Gentile e malinconico. E bello, tanto da attirare le donne e far invidia agli uomini. Incontro Niccolò Fabi alla terza edizione dell'Otricoli Music Festival, organizzato nella cittadina umbra dall'amministrazione comunale in collaborazione con la Pro Loco. Una chiacchierata di pochi minuti, al tavolo di un ristorante. Questo ne è il fedele resoconto:
- Il concerto di oggi è uno spettacolo acustico con Pier Cortese e Roberto Angelini. Come nasce questa particolare collaborazione?
- Noi tre siamo amici da molti anni e suoniamo insieme anche in occasioni non ufficiali. Roberto e Pier hanno suonato anche nel mio disco più recente. Questa è la coda della turné che ci ha portati in giro per l'Italia tutta l'estate.
- Il tuo disco Ecco si presta molto a essere suonato live in forma acustica. Sembra quasi che le canzoni siano state concepite per essere presentate al pubblico in questa veste.
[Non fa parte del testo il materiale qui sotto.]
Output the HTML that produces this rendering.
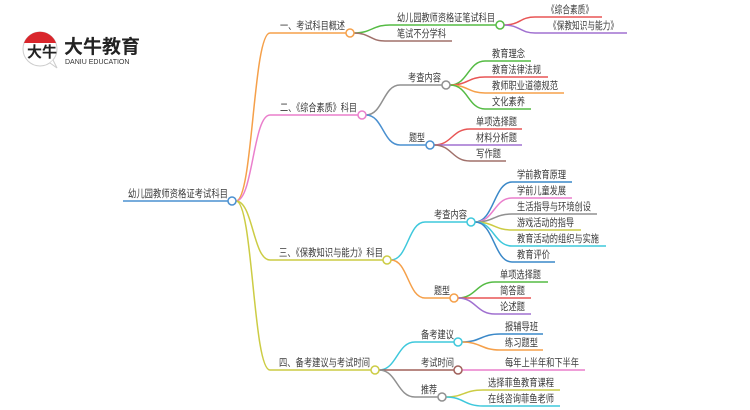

- Ecco è un  disco molto suonato, registrato quasi in presa diretta. In realtà è lo spirito quello che è importante nelle canzoni, al di là se poi l'arrangiamento live è lo stesso di quello del disco o leggermente diverso. Con Cortese e Angelini le canzoni suonate dal vivo assumono un aspetto, diciamo, collettivo perché anche loro sono cantautori, non solo musicisti.
- Tra le canzoni del disco, direi che colpisce a un primo ascolto I cerchi di gesso. Una canzone nostalgica per la tua infanzia? Citi gli anni Settanta...
- Oltre a un significato musicale per un certo tipo di sonorità di quegli anni e per la musica meno irreggimentata nei dettami del mercato, poi nel brano c'è un tempo del ricordo. La gioventù è un periodo speciale per ognuno di noi ma non c'è nostalgia; c'è apprezzamento di un'epoca inevitabilmente unica nella vita.
- Un altro brano forte è Lontano da me, in cui scrivi di star bene solo nel distacco da te stesso. Fare l'artista è un modo per stare lontano da se stessi o invece per recuperarne la parte più intima?
- Entrambe le cose. Sei quasi costretto a entrare dentro di te, la tua intimità. Il lavoro di scrittura soprattutto te lo impone. La turné invece è un momento di viaggio, più divertente, in cui ti allontani dalla quotidianità e scopri luoghi, persone, molto diversi e apprezzi un altro tipo di felicità, più spensierata.
- Sei reduce anche da un festival jazz in Sardegna...
-Quest'anno sono reduce da tante esperienze musicali diverse: dal jazz con Paolo Fresu - a cui ti riferisci tu - ai Suoni delle Dolomiti dove si suona a 2100 metri in un'atmosfera mistica, fino alla notte della Taranta, concitata e gioiosa. Fare musica è toccare diverse corde a livello di stati d'animo. Se ti interessa, se ne sei incuriosito -  e a me risulta abbastanza naturale - è bello.
- Dopo Ecco cosa succede?
- Non lo so. Con settembre concludo questo momento di estroversione. Poi c'è un momento di stacco. Devo capire se e cosa voglio ancora raccontare. Non so se sotto forma di canzoni o altri progetti. Nulla è mai scontato.
- Che poi è il bello di questo mestiere.
- Sì, bisogna assolutamente considerarlo così.